Consultant surgeon Kamal Kumar Mahawar, added: “Though it is tempting to concentrate only on direct patient care, we will never see any medical progress without meaningful clinical research. This is probably why GMC now recognises conducting research as one of the core attributes of a good medical practice. I think it is a part of my wider responsibility as a consultant surgeon in one of the UK’s biggest bariatric surgery units to help with patient-focussed research as much as I can.”
To view the full study published in Clinical Obesity, click here: http://sure.sunderland.ac.uk/7161/
The findings have also been published in the journal of the World Obesity Federation.
Peter Wright – case study
A number of life-changing factors led to Peter Wright’s weight gain and unconsciously built up slowly over time, starting in his mid 30s when a knee injury left him unable to exercise regularly. Then came a stressful job, followed by the devastating news that his wife had cancer and caring for her at home until the final stages in 2010.
By this time the 55 year old, from Gateshead, had reached his peak weight of almost 20 stone, suffering Type 2 diabetes, asthma and in desperate need of two knee replacement operations. Despite repeated attempts to lose the weight through diet, Peter got so far, but would always put the weight back on and some more.
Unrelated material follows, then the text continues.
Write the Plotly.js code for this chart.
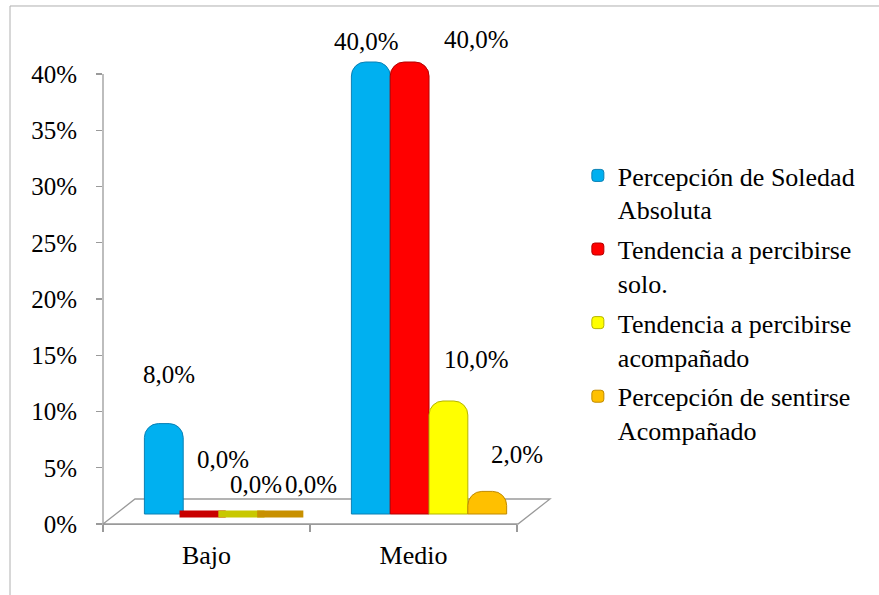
<!DOCTYPE html>
<html>
<head>
<meta charset="utf-8">
<script src="https://cdn.plot.ly/plotly-3.0.1.min.js"></script>
<style>
  html, body { margin: 0; padding: 0; background: #ffffff; }
  #chart { width: 879px; height: 595px; }
</style>
</head>
<body>
<div id="chart"></div>
<script>
// Nivel de soledad percibida por categoría (porcentajes)
const categories = ['Bajo', 'Medio'];
const seriesNames = [
  'Percepción de Soledad<br>Absoluta',
  'Tendencia a percibirse<br>solo.',
  'Tendencia a percibirse<br>acompañado',
  'Percepción de sentirse<br>Acompañado'
];
const soledadAbsoluta = [8, 40];
const tendenciaSolo = [0, 40];
const tendenciaAcompanado = [0, 10];
const sentirseAcompanado = [0, 2];

// Styling
const barColors = ['#00b0f0', '#ff0000', '#ffff00', '#ffc000'];
const edgeColors = ['#0b80b4', '#b40000', '#b4b400', '#c08a00'];
const capColors = ['#0090c8', '#c80000', '#c8c800', '#c89000'];
// label nudges [dx, dy] in px from each category's centre on the bar axis
const labelShift = [
  [[-53, 49], [-63, 21]],
  [[1, 55], [47, 23]],
  [[34, 30], [47, 42]],
  [[89, 30], [88, 37]]
];

const FONT = 'Liberation Serif';
const AXIS = '#9a9a9a';

const seriesValues = [soledadAbsoluta, tendenciaSolo, tendenciaAcompanado, sentirseAcompanado];
const fmt = v => v.toFixed(1).replace('.', ',') + '%';

const traces = [];
seriesValues.forEach((vals, i) => {
  traces.push({
    type: 'bar',
    x: categories,
    y: vals,
    name: seriesNames[i],
    xaxis: 'x2',
    yaxis: 'y2',
    offsetgroup: 'g' + i,
    legendgroup: 'g' + i,
    marker: {
      color: barColors[i],
      line: { color: edgeColors[i], width: 1 },
      cornerradius: 14
    },
    hoverinfo: 'x+y'
  });
});
// flat cylinder caps where a bar has no height
seriesValues.forEach((vals, i) => {
  traces.push({
    type: 'scatter',
    mode: 'markers',
    x: categories,
    y: vals.map(v => (v === 0 ? v : null)),
    xaxis: 'x2',
    yaxis: 'y2',
    offsetgroup: 'g' + i,
    showlegend: false,
    cliponaxis: false,
    hoverinfo: 'skip',
    marker: { symbol: 'line-ew', size: 33, line: { width: 7, color: capColors[i] } }
  });
});

const annotations = [];
seriesValues.forEach((vals, i) => {
  vals.forEach((v, c) => {
    annotations.push({
      xref: 'x2', yref: 'y2',
      x: categories[c], y: v,
      text: fmt(v),
      showarrow: false,
      xshift: labelShift[i][c][0],
      yshift: labelShift[i][c][1],
      font: { family: FONT, size: 25, color: '#000000' }
    });
  });
});

const layout = {
  width: 879,
  height: 595,
  margin: { l: 103, r: 362, t: 30, b: 71, pad: 0 },
  paper_bgcolor: '#ffffff',
  plot_bgcolor: 'rgba(0,0,0,0)',
  font: { family: FONT, size: 25, color: '#000000' },
  barmode: 'group',
  bargap: 0.25,
  bargroupgap: 0,
  scattermode: 'group',
  scattergap: 0.25,
  showlegend: true,
  legend: {
    x: 1.147, xanchor: 'left',
    y: 0.753, yanchor: 'top',
    valign: 'top',
    tracegroupgap: 3,
    bgcolor: 'rgba(0,0,0,0)',
    font: { family: FONT, size: 26, color: '#000000' }
  },
  xaxis: {
    type: 'linear',
    range: [-0.5, 1.5],
    tickmode: 'array',
    tickvals: categories.map((_, i) => i),
    ticktext: categories,
    ticks: '',
    ticklabelstandoff: 7,
    tickfont: { family: FONT, size: 26, color: '#000000' },
    showline: true,
    linecolor: AXIS,
    linewidth: 1.3,
    showgrid: false,
    zeroline: false,
    minor: { ticks: 'outside', ticklen: 7, tickcolor: AXIS, tickwidth: 1.3, tick0: -0.5, dtick: 1, showgrid: false },
    fixedrange: true
  },
  yaxis: {
    range: [0, 43.911],
    tick0: 0,
    dtick: 5,
    ticksuffix: '%',
    ticks: 'outside',
    ticklen: 6,
    tickcolor: AXIS,
    tickwidth: 1.3,
    ticklabelstandoff: 14,
    tickfont: { family: FONT, size: 25, color: '#000000' },
    showline: false,
    showgrid: false,
    zeroline: false,
    fixedrange: true
  },
  xaxis2: {
    type: 'category',
    overlaying: 'x',
    anchor: 'y2',
    range: [-0.575, 1.425],
    visible: false,
    fixedrange: true
  },
  yaxis2: {
    overlaying: 'y',
    anchor: 'x2',
    range: [-0.885, 42.832],
    visible: false,
    fixedrange: true
  },
  shapes: [
    // outer frame
    { type: 'rect', xref: 'paper', yref: 'paper', x0: -0.2246, x1: 1.9, y0: -0.2, y1: 1.0486,
      line: { color: '#b0b0b0', width: 1 }, layer: 'below' },
    // floor of the 3-D plot
    { type: 'path', xref: 'paper', yref: 'paper',
      path: 'M0,0 L0.0773,0.0506 L1.0797,0.0506 L1.0024,0 Z',
      line: { color: AXIS, width: 1.3 }, layer: 'below' },
    // value axis line
    { type: 'line', xref: 'paper', yref: 'y', x0: 0, x1: 0, y0: 0, y1: 40,
      line: { color: AXIS, width: 1.3 }, layer: 'below' }
  ],
  annotations: annotations
};

Plotly.newPlot('chart', traces, layout, { displayModeBar: false, staticPlot: true });
</script>
</body>
</html>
But four year ago he decided enough was enough and pressed his doctor to put him forward for weight-loss surgery.
He underwent a gastric bypass at Sunderland’s NHS bariatric surgical unit, which led to him losing almost eight stone, and the results he says have been life-changing.
“Everything changed and the impact on my life was enormous,” he explained. “My diabetes immediately disappeared and I no longer needed medication, my blood pressure went down to a normal level, amazingly I no longer needed surgery for my knees and I’m on much less medication for my asthma, even the woolly headed feeling I suffered went away. The day after surgery I felt like I could live another 20 years.”
He added: “I’m so much more active now, I’m full of confidence, have a wonderful girlfriend and am able to walk down the corridor at work and smile at people. I found people used to avoid eye contact when I passed them previously. I am still the same person, but people inevitably treat you differently when you’re that size.”
Peter admits he was initially nervous about the surgery, but says he was on his feet and walking around the next day.
However, he says the biggest impact has been adjusting to the small portion sizes: “It took a lot of self discipline and hurts if you eat too much!
“The surgery throws many different aspects of a new lifestyle at you, but I couldn’t contemplate going back to that 20 stone man. I would recommend surgery to anyone.”
However, he believes what the surgery can’t cure is the mental illness associated with obesity. “I only had mild depression, but of course many reach this size as they used food to cope with their emotional and mental health problems. I also think some people go into a sense of mourning when they have to give up eating the way they did.
“People used to say to me, ‘why don’t you just eat less?’, but it’s far more complex than going hungry for 24 hours a day. We also live in a world where it’s very hard not to put on weight with so many hidden sugars in all the food that surrounds you.”
Peter, who works in environmental health, says he hopes society develops a lot more understanding of people living with obesity due to the complex nature of the disease.
“I very much welcome the University of Sunderland’s research, which highlights what many patients are experiencing both before and after their surgery.”